Newcastlemax owner Himalaya Shipping had a profitable end to 2023, a year in which it took delivery of its first vessels and completed its IPO on the New York Stock Exchange.

The shipowner has declared its first ever dividend, $0.01 per share for January.

The firm, which has a dual listing in Oslo, recorded a net profit of $4.6m for the final quarter, up from a $516,000 loss a year earlier.

This means annual profit for 2023 totalled $1.5m. This is Himalaya’s first year in the black after having booked a $2m loss in 2022 when it did not yet have an operational fleet.

Chief executive Herman Billung said: “We currently have nine vessels sailing, with the remaining three vessels expected to be delivered shortly.

“With this, the company has developed into a fully operating company, offering one of the most modern and fuel-efficient fleets in the dry bulk industry.

“All vessels have been employed by reputable counterparties, with the index-linked charters earning on average a premium of 42.25% to the Baltic 5TC index.

“We believe this is one of the highest premiums in the industry, showing the attractiveness of our fleet.”

Billung reiterated that Himalaya’s strategy is to remain disciplined with its capital and to return most of its net cash to shareholders.

“Our simple structure, low G&A [general and administrative] costs and the right financing should position the company to deliver solid returns,” he said.

The shipowner secured two-year time charter deals for its final three dual-fuel newcastlemaxes during the last quarter of 2023, meaning the fleet will be fully employed when the vessels are delivered in May and June this year.

The company said the newbuilding programme at China’s New Times Shipyard is running slightly ahead of schedule.

The live fleet earned average gross time charter equivalent earnings of around $34,400 per day during the fourth quarter — a 22% premium over what the Baltic Capesize Index averaged during the period.

Most of the fleet will be fixed on index-linked time charters from the second quarter.

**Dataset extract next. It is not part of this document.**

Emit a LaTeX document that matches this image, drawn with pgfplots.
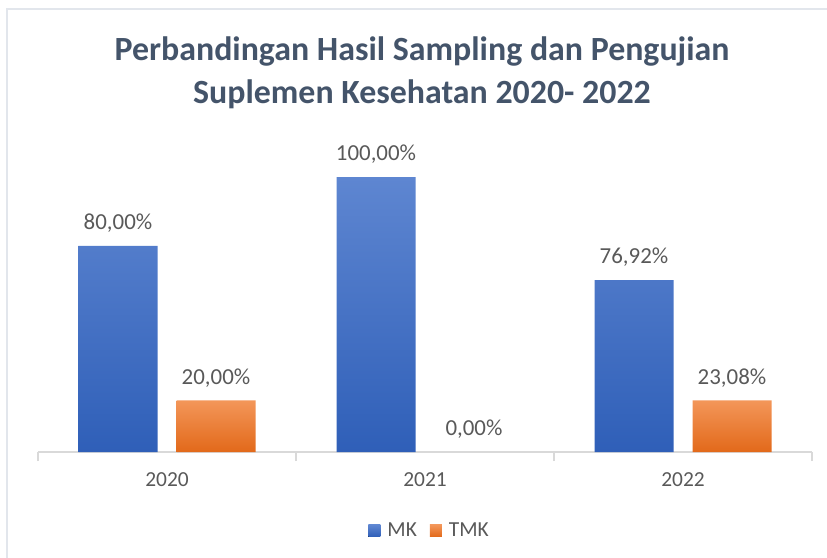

Five ships are on fixed-rate contracts during the seasonally weak first quarter.

The company completed a private placement of new shares in December, in which it raised around $17m in net equity proceeds.

It also completed sale-and-leaseback deals for three vessels with Jiangsu Financial Leasing and CCB Financial Leasing, totalling $98.6m and $49.3m respectively.

Himalaya is backed by Norwegian investor Tor Olav Troim, whose investment vehicle Drew Holdings holds 29.86% of the company’s shares.

Drew and its parent company, Magni Partners, have provided shareholder loans to Himalaya.

Below estimates

Himalaya’s reported figures came in below estimates, but analysts said there were few surprises and the outlook still looks positive.

The shipping equities team at DNB said a neutral share price reaction was warranted.

The fact that Himalaya’s results are sensitive to the timing of newbuilding deliveries means the market will probably look past the miss, the bank said.

“The company belies the strong rate environment in Q4 and [year to date] gives reasons to believe in a recovering day-rate environment going forward,” the DNB team said in a note on Thursday.

“Even in a moderate demand growth scenario, management retains a constructive market outlook for the coming years. The company will continue to mitigate seasonal weaknesses and volatility by conversions from floating to fixed rates to limit the downside.”

Fearnley Securities expect dividends to continue flowing “at increasing pace” as more ships hit the water.

The investment bank expects yields of 12%-17% this year and next year.

“Overall, a solid report, though limited surprises given monthly updates,” Fearnleys said on Thursday.

Himalaya’s shares were trading at NOK 75.40 in Oslo at 10:30am, down by 2.3% since the market opened.